I’m a mom, writer, gamer, lawyer, reader, runner, traveler, and enjoyer of life, literature, art, music, thought and kindness, in no particular order. I write fantasy and science fiction under the name J. J. Roth.

Personal biases: I drink tea without additives. If a tea needs milk or sugar to improve its flavor, its unlikely I’ll rate it high. The exception is chai, which I drink with milk/sugar or substitute. Rooibos and honeybush were my gateway drugs, but as my tastes developed they became less appealing — I still enjoy nicely done blends. I do not mix well with tulsi or yerba mate, and savory teas are more often a miss than a hit with me. I used to hate hibiscus, but I’ve turned that corner. Licorice, not so much.

Since I find others’ rating legends helpful, I added my own. But I don’t really find myself hating most things I try.

I try to rate teas in relation to others of the same type, for example, Earl Greys against other Earl Greys. But if a tea rates very high with me, it’s a stand out against all other teas I’ve tried.

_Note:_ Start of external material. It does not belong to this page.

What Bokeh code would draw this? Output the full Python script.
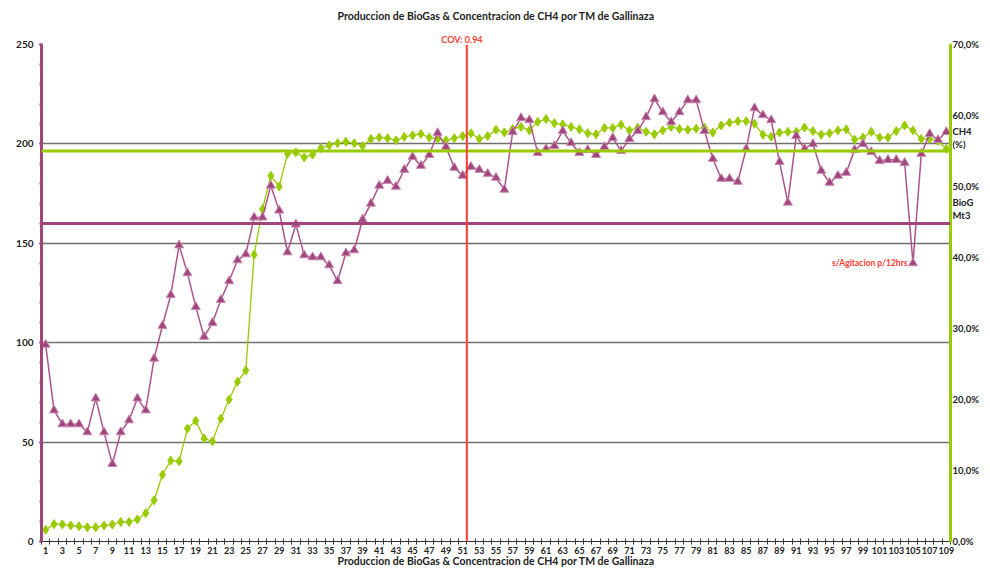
from bokeh.plotting import figure
from bokeh.models import Range1d, LinearAxis, FixedTicker, Span, Label, Title
from bokeh.embed import file_html
from bokeh.resources import INLINE

# ---------------- data ----------------
days = list(range(1, 110))

biogas = [
    99, 66, 59, 59, 59, 55, 72, 55, 39, 55,
    61, 72, 66, 92, 108.5, 124, 149, 135, 118, 103,
    110, 121.5, 131, 141.5, 144.5, 163, 163, 179, 166.5, 145.5,
    159.5, 144, 143, 143, 139, 131, 145, 146.5, 162, 170,
    179, 181.5, 178.5, 187, 193.5, 189, 194.5, 205.5, 198.5, 188,
    184, 188.5, 187, 185, 183, 177, 206, 213, 212, 195.5,
    197.5, 199, 206.5, 200.5, 195.5, 197, 194.5, 198.5, 203, 196.5,
    202.5, 206.5, 213.5, 222.5, 216, 211, 216, 222, 222, 206.5,
    192.5, 182.5, 182.5, 181, 197.5, 218, 214.5, 212, 191, 170.5,
    204, 197.5, 200, 186.5, 180.5, 184, 185.5, 197, 200, 196,
    191.5, 192, 192, 190.5, 140, 195, 205, 202, 206,
]

ch4 = [
    1.65, 2.45, 2.4, 2.25, 2.15, 2.0, 2.0, 2.25, 2.4, 2.75,
    2.75, 3.1, 4.0, 5.8, 9.4, 11.4, 11.3, 15.9, 17.0, 14.5,
    14.1, 17.3, 20.0, 22.5, 24.1,
    40.4, 46.8, 51.5, 50.0, 54.6, 54.8, 54.1, 54.5, 55.4, 55.8,
    56.1, 56.3, 56.1, 55.7, 56.7, 56.9, 56.8, 56.5, 57.0, 57.2, 57.4,
    56.9, 56.7, 56.5, 56.8, 57.1, 57.5, 56.7, 57.1, 58.0, 57.6,
    58.1, 58.4, 57.9, 59.1, 59.5, 58.9, 58.75, 58.4, 58.05, 57.5,
    57.35, 58.25, 58.25,
    58.7, 57.9, 58.3, 57.7, 57.35, 57.9, 58.4, 58.1, 58.0, 58.15,
    58.3, 57.6, 58.6, 59.0, 59.2, 59.2, 58.85, 57.3, 57.0, 57.6,
    57.7, 57.7,
    58.3, 57.8, 57.3, 57.5, 57.9, 58.05, 56.6, 56.9, 57.7, 56.9,
    56.9, 57.8, 58.6, 57.9, 56.7, 56.7, 56.4, 55.3,
]

x_tick_values = [d for d in days if d % 2 == 1]
x_tick_labels = [str(d) for d in x_tick_values]
left_ticks = [0, 50, 100, 150, 200, 250]
right_ticks = [0, 10, 20, 30, 40, 50, 60, 70]
right_tick_labels = ["0,0%", "10,0%", "20,0%", "30,0%", "40,0%", "50,0%", "60,0%", "70,0%"]

biogas_ref = 160
ch4_ref = 55
cov_position = 51.5
cov_text = "COV: 0.94"
note_day = 105
note_text = "s/Agitacion p/12hrs"
title_text = "Produccion de BioGas & Concentracion de CH4 por TM de Gallinaza"
legend_ch4 = "CH4\n(%)"
legend_bio = "BioG\nMt3"

# ---------------- style / layout ----------------
MAG = "#A0467D"
MAG_LINE = "#AC5589"
GRN = "#99CC00"
RED = "#FF3B2F"
INK = "#222222"
FONT = "Lato"

W, H = 982, 569
BL, BR, BT, BB = 41, 30, 44, 25
X0, X1 = 0.5, 109.5
legend_ch4_pos = 56.8   # vertical slot (right scale) of the CH4 key
legend_bio_pos = 46.8   # vertical slot (right scale) of the BioG key

p = figure(width=W, height=H,
           x_range=Range1d(X0, X1), y_range=Range1d(0, 250),
           output_backend="svg", toolbar_location=None, title_location=None,
           min_border_left=BL, min_border_right=BR,
           min_border_top=BT, min_border_bottom=BB,
           background_fill_color="white", border_fill_color="white")
p.outline_line_color = None

# titles above the frame: first added sits nearest the frame
frame_w_est = W - BL - 33
cov_offset = (cov_position - X0) / (X1 - X0) * frame_w_est - 25
p.add_layout(Title(text=cov_text, align="left", offset=cov_offset,
                   text_font=FONT, text_font_size="9px", text_font_style="bold",
                   text_color=RED, standoff=0), "above")
p.add_layout(Title(text=title_text, align="center", vertical_align="top",
                   text_font=FONT, text_font_size="10.5px", text_font_style="bold",
                   text_color=INK, standoff=16), "above")

p.extra_y_ranges = {"pct": Range1d(0, 70)}

# x axis
xa = p.xaxis[0]
xa.ticker = FixedTicker(ticks=x_tick_values, minor_ticks=[d - 0.5 for d in days] + [days[-1] + 0.5])
xa.major_label_overrides = {v: l for v, l in zip(x_tick_values, x_tick_labels)}
xa.major_tick_line_color = None
xa.major_tick_in = 0
xa.major_tick_out = 0
xa.minor_tick_in = 3
xa.minor_tick_out = 3
xa.minor_tick_line_color = "#333333"
xa.axis_line_color = "#333333"
xa.major_label_text_font = FONT
xa.major_label_text_font_size = "9px"
xa.major_label_text_font_style = "bold"
xa.major_label_text_color = INK
xa.major_label_standoff = 2
xa.axis_label = title_text
xa.axis_label_text_font = FONT
xa.axis_label_text_font_size = "10.5px"
xa.axis_label_text_font_style = "bold"
xa.axis_label_text_color = INK
xa.axis_label_standoff = -2

# left axis
ya = p.yaxis[0]
ya.ticker = FixedTicker(ticks=left_ticks, minor_ticks=list(range(0, 251, 10)))
ya.axis_line_color = MAG
ya.axis_line_width = 3
ya.major_tick_line_color = MAG
ya.major_tick_line_width = 2
ya.major_tick_in = 1
ya.major_tick_out = 2
ya.minor_tick_line_color = MAG
ya.minor_tick_line_width = 2
ya.minor_tick_in = 1
ya.minor_tick_out = 2
ya.major_label_text_font = FONT
ya.major_label_text_font_size = "10px"
ya.major_label_text_font_style = "bold"
ya.major_label_text_color = INK
ya.major_label_standoff = 6

# right axis (also carries the two series keys)
ra = LinearAxis(y_range_name="pct")
ra.ticker = FixedTicker(ticks=right_ticks + [legend_bio_pos, legend_ch4_pos],
                        minor_ticks=list(range(0, 71, 2)))
overrides = {v: l for v, l in zip(right_ticks, right_tick_labels)}
overrides[legend_ch4_pos] = legend_ch4
overrides[legend_bio_pos] = legend_bio
ra.major_label_overrides = overrides
ra.axis_line_color = GRN
ra.axis_line_width = 3
ra.major_tick_line_color = None
ra.major_tick_in = 0
ra.major_tick_out = 0
ra.minor_tick_line_color = GRN
ra.minor_tick_line_width = 2
ra.minor_tick_in = 1
ra.minor_tick_out = 1
ra.major_label_text_font = FONT
ra.major_label_text_font_size = "9.5px"
ra.major_label_text_font_style = "bold"
ra.major_label_text_color = INK
ra.major_label_standoff = 1
p.add_layout(ra, "right")

# grid
p.xgrid.visible = False
p.ygrid.ticker = FixedTicker(ticks=left_ticks)
p.ygrid.grid_line_color = "#707070"
p.ygrid.grid_line_width = 1.5

# reference lines
p.add_layout(Span(location=biogas_ref, dimension="width", line_color=MAG, line_width=3))
p.add_layout(Span(location=ch4_ref, dimension="width", y_range_name="pct", line_color=GRN, line_width=3))
p.add_layout(Span(location=cov_position, dimension="height", line_color=RED, line_width=2))

# series
p.line(days, ch4, y_range_name="pct", line_color=GRN, line_width=1.3)
p.scatter(days, ch4, y_range_name="pct", marker="diamond", size=9,
          fill_color=GRN, line_color=GRN, line_width=1)
p.line(days, biogas, line_color=MAG_LINE, line_width=1.5)
p.scatter(days, biogas, marker="triangle", size=9,
          fill_color=MAG, line_color="#C987AE", line_width=1)

# annotation inside the frame
p.add_layout(Label(x=note_day - 0.65, y=biogas[note_day - 1], text=note_text,
                   text_align="right", text_baseline="middle", text_font=FONT,
                   text_font_size="8.5px", text_font_style="bold", text_color=RED))

open("out.html", "w").write(file_html(p, INLINE))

95-100 A once in a lifetime experience; the best there is

90-94 Excellent; first rate; top notch; really terrific; will definitely buy more

80-89 Very good; will likely buy more

70-79 Good; would enjoy again, might buy again

60-69 Okay; wouldn’t pass up if offered, but likely won’t buy again

Below 60 Meh, so-so, iffy, or ick. The lower the number, the closer to ick.

I don’t swap. It’s nothing personal, it’s just that I have way more tea than any one person needs and am not lacking for new things to try. Also, I have way too much going on already in daily life and the additional commitment to get packages to people adds to my already high stress level. (Maybe it shouldn’t, but it does.)

That said, I enjoy reading folks’ notes, talking about what I drink, and getting to “know” people virtually here on Steepster so I can get ideas of other things I might want to try if I can ever again justify buying more tea. I also like keeping track of what I drink and what I thought about it.